* _Instructions for the task_:
Within the listing below, locate all lines containing the word "this". Copy each one.

* _Provided data_:
◇ ◇ ◇ ◇ ◇

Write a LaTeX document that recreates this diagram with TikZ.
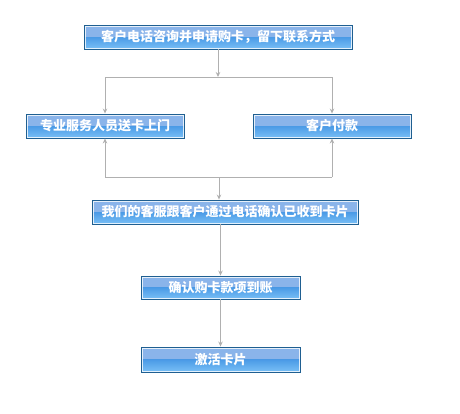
\documentclass[tikz,border=0pt]{standalone}
\usepackage{fontspec}
\newfontfamily\cjk{Noto Sans CJK SC}
\definecolor{BoxEdge}{RGB}{31, 95, 145}
\definecolor{BoxTop}{RGB}{138, 180, 234}
\definecolor{BoxMid}{RGB}{74, 154, 230}
\definecolor{BoxLow}{RGB}{122, 192, 246}
\definecolor{FlowGray}{RGB}{176, 176, 176}
\usetikzlibrary{arrows.meta, positioning, calc}

\tikzset{
  stepbox/.style={draw=BoxEdge, line width=0.9pt, minimum height=24pt,
    inner sep=0pt, text=white, font=\cjk\bfseries\fontsize{13}{15}\selectfont,
    path picture={
      \fill[BoxTop] (path picture bounding box.north west) rectangle (path picture bounding box.east);
      \shade[top color=BoxMid, bottom color=BoxLow] (path picture bounding box.west) rectangle (path picture bounding box.south east);
      \draw[white, opacity=0.8, line width=0.6pt] ([shift={(1.2pt,-1.2pt)}]path picture bounding box.north west) rectangle ([shift={(-1.2pt,1.2pt)}]path picture bounding box.south east);
    }},
  flow/.style={draw=FlowGray, line width=0.9pt, -{Stealth[length=5pt, width=4.5pt]}},
  link/.style={draw=FlowGray, line width=0.9pt}
}

\begin{document}
\begin{tikzpicture}[x=1pt, y=-1pt]
    \useasboundingbox (0,0) rectangle (460,413);

    % Steps
    \node[stepbox, minimum width=268pt] (consult) at (218,37) {客户电话咨询并申请购卡，留下联系方式};
    \node[stepbox, minimum width=158pt] (deliver) at (105,126) {专业服务人员送卡上门};
    \node[stepbox, minimum width=158pt] (pay) at (332,126) {客户付款};
    \node[stepbox, minimum width=266pt] (confirm) at (225,212) {我们的客服跟客户通过电话确认已收到卡片};
    \node[stepbox, minimum width=159pt, minimum height=23pt] (paid) at (220.5,287.5) {确认购卡款项到账};
    \node[stepbox, minimum width=159pt, minimum height=25pt] (activate) at (220.5,359.5) {激活卡片};

    % Branch points
    \coordinate (split) at (218,77);
    \coordinate (merge) at (219,177);

    % Connectors
    \draw[flow] (consult) -- (split);
    \draw[link] (split -| deliver) -- (split -| pay);
    \draw[flow] (split -| deliver) -- (deliver);
    \draw[flow] (split -| pay) -- (pay);

    \draw[link] (merge -| deliver) -- (merge -| pay);
    \draw[flow] (merge -| deliver) -- (deliver);
    \draw[flow] (merge -| pay) -- (pay);
    \draw[flow] (merge) -- (merge |- confirm.north);

    \draw[flow] (confirm.south -| paid) -- (paid);
    \draw[flow] (paid) -- (activate);
\end{tikzpicture}
\end{document}
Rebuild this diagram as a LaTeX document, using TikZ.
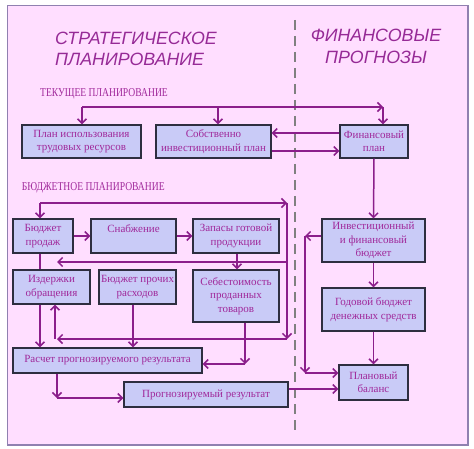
\documentclass[tikz,border=0pt]{standalone}
\usepackage{fontspec}
\setmainfont{Liberation Serif}
\newfontfamily\headfont{Liberation Sans}
\usetikzlibrary{arrows.meta,calc}
\definecolor{bgpink}{HTML}{FFDEFF}
\definecolor{boxfill}{HTML}{C9CBF7}
\definecolor{boxdraw}{HTML}{2E2E40}
\definecolor{textc}{HTML}{A0289A}
\definecolor{arrowc}{HTML}{8B1E8B}
\definecolor{headc}{HTML}{962A96}
\definecolor{framec}{HTML}{9080B0}
\definecolor{dashc}{HTML}{808080}
\begin{document}
\begin{tikzpicture}[x=1pt,y=-1pt,
  box/.style={draw=boxdraw, fill=boxfill, line width=1.3pt, text=textc,
    font=\fontsize{11}{13.5}\selectfont, align=center, inner sep=0pt},
  arr/.style={draw=arrowc, line width=1.5pt, -{Straight Barb[length=4.5pt,width=9pt]}},
  ln/.style={draw=arrowc, line width=1.5pt},
  head/.style={text=headc, font=\headfont\itshape\fontsize{17.8}{22}\selectfont, inner sep=0pt},
  sect/.style={text=textc, font=\fontsize{12}{14}\selectfont, inner sep=0pt}]
\useasboundingbox (0,0) rectangle (474,449);
\fill[white] (0,0) rectangle (474,449);
\draw[framec, fill=bgpink, line width=1.5pt] (7.5,5.5) rectangle (468,445);
\draw[dashc, line width=1.8pt, dash pattern=on 10pt off 6pt] (295,20) -- (295,436);

% headings
\node[head, anchor=base west] (h1) at (55,45) {СТРАТЕГИЧЕСКОЕ};
\node[head, anchor=base west] (h2) at (55,65.5) {ПЛАНИРОВАНИЕ};
\node[head, anchor=base] (h3) at (376,42) {ФИНАНСОВЫЕ};
\node[head, anchor=base] (h4) at (376,63.5) {ПРОГНОЗЫ};
\node[sect, anchor=base west] (s1) at (40,96.7) {\scalebox{0.8}[1]{ТЕКУЩЕЕ ПЛАНИРОВАНИЕ}};
\node[sect, anchor=base west] (s2) at (21.7,191) {\scalebox{0.8}[1]{БЮДЖЕТНОЕ ПЛАНИРОВАНИЕ}};

% boxes
\node[box, minimum width=119pt, minimum height=33pt] (trud) at (81.5,141.5) {План использования\\трудовых ресурсов};
\node[box, minimum width=115pt, minimum height=33pt] (inv) at (213.5,141.5) {Собственно\\инвестиционный план};
\node[box, minimum width=68pt, minimum height=33pt] (fin) at (374,141.5) {Финансовый\\план};
\node[box, minimum width=60pt, minimum height=34pt] (bp) at (43,236) {Бюджет\\продаж};
\node[box, minimum width=85pt, minimum height=34pt] (snab) at (133.5,236) {Снабжение\\[2pt]\mbox{}};
\node[box, minimum width=86pt, minimum height=34pt] (zap) at (236,236) {Запасы готовой\\продукции};
\node[box, minimum width=77pt, minimum height=34pt] (izd) at (51.5,287) {Издержки\\обращения};
\node[box, minimum width=77pt, minimum height=34pt] (proch) at (137.5,287) {Бюджет прочих\\расходов};
\node[box, minimum width=86pt, minimum height=52pt] (seb) at (236,296) {Себестоимость\\проданных\\товаров};
\node[box, minimum width=189pt, minimum height=25pt] (ras) at (107.5,360.5) {Расчет прогнозируемого результата};
\node[box, minimum width=164pt, minimum height=25pt] (prog) at (206,394.5) {Прогнозируемый результат};
\node[box, minimum width=103pt, minimum height=43pt] (ifb) at (373.5,240.5) {Инвестиционный\\и финансовый\\бюджет};
\node[box, minimum width=103pt, minimum height=43pt] (god) at (373.5,309.5) {Годовой бюджет\\денежных средств};
\node[box, minimum width=69pt, minimum height=35pt] (pb) at (373.5,382.5) {Плановый\\баланс};

% helper coordinates
\coordinate (t1) at (82,107);
\coordinate (t2) at (218,107);
\coordinate (t3) at (383,107);
\coordinate (y133) at (0,133);
\coordinate (y151) at (0,151);
\coordinate (b1) at (40,203);
\coordinate (b2) at (287,203);
\coordinate (b3) at (287,339);
\coordinate (b4) at (57,339);
\coordinate (b5) at (55,339);
\coordinate (c1) at (287,262);
\coordinate (c2) at (57,262);
\coordinate (x40) at (40,0);
\coordinate (x133) at (133,0);
\coordinate (x237) at (237,0);
\coordinate (s1c) at (245,364);
\coordinate (r1) at (57,398);
\coordinate (y389) at (0,389);
\coordinate (f1) at (305,236);
\coordinate (f2) at (305,373);

% current planning
\draw[arr] (t1) -- (t3);
\draw[arr] (t1) -- (trud.north -| t1);
\draw[arr] (t2) -- (inv.north -| t2);
\draw[arr] (t3) -- (fin.north -| t3);
\draw[arr] (fin.west |- y133) -- (inv.east |- y133);
\draw[arr] (inv.east |- y151) -- (fin.west |- y151);

% budget planning
\draw[arr] (b1) -- (b2);
\draw[arr] (b1) -- (bp.north -| b1);
\draw[arr] (b2) -- (b3);
\draw[arr] (b3) -- (b4);
\draw[arr] (b5) -- (izd.south -| b5);
\draw[arr] (c1) -- (c2);
\draw[arr] (bp.east) -- (snab.west);
\draw[arr] (snab.east) -- (zap.west);
\draw[ln] (bp.south -| x40) -- (izd.north -| x40);
\draw[arr] (izd.south -| x40) -- (ras.north -| x40);
\draw[arr] (zap.south -| x237) -- (seb.north -| x237);
\draw[arr] (proch.south -| x133) -- (ras.north -| x133);
\draw[arr] (seb.south -| s1c) -- (s1c);
\draw[arr] (s1c) -- (ras.east |- s1c);
\draw[arr] (ras.south -| r1) -- (r1);
\draw[arr] (r1) -- (prog.west |- r1);
\draw[arr] (prog.east |- y389) -- (pb.west |- y389);

% financial forecasts
\draw[arr] (fin.south) -- (ifb.north);
\draw[arr] (ifb.south) -- (god.north);
\draw[arr] (god.south) -- (pb.north);
\draw[arr] (ifb.west |- f1) -- (f1);
\draw[arr] (f1) -- (f2);
\draw[arr] (f2) -- (pb.west |- f2);
\end{tikzpicture}
\end{document}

◇ ◇ ◇ ◇ ◇

* _The reply_:
Write a LaTeX document that recreates this diagram with TikZ.
Rebuild this diagram as a LaTeX document, using TikZ.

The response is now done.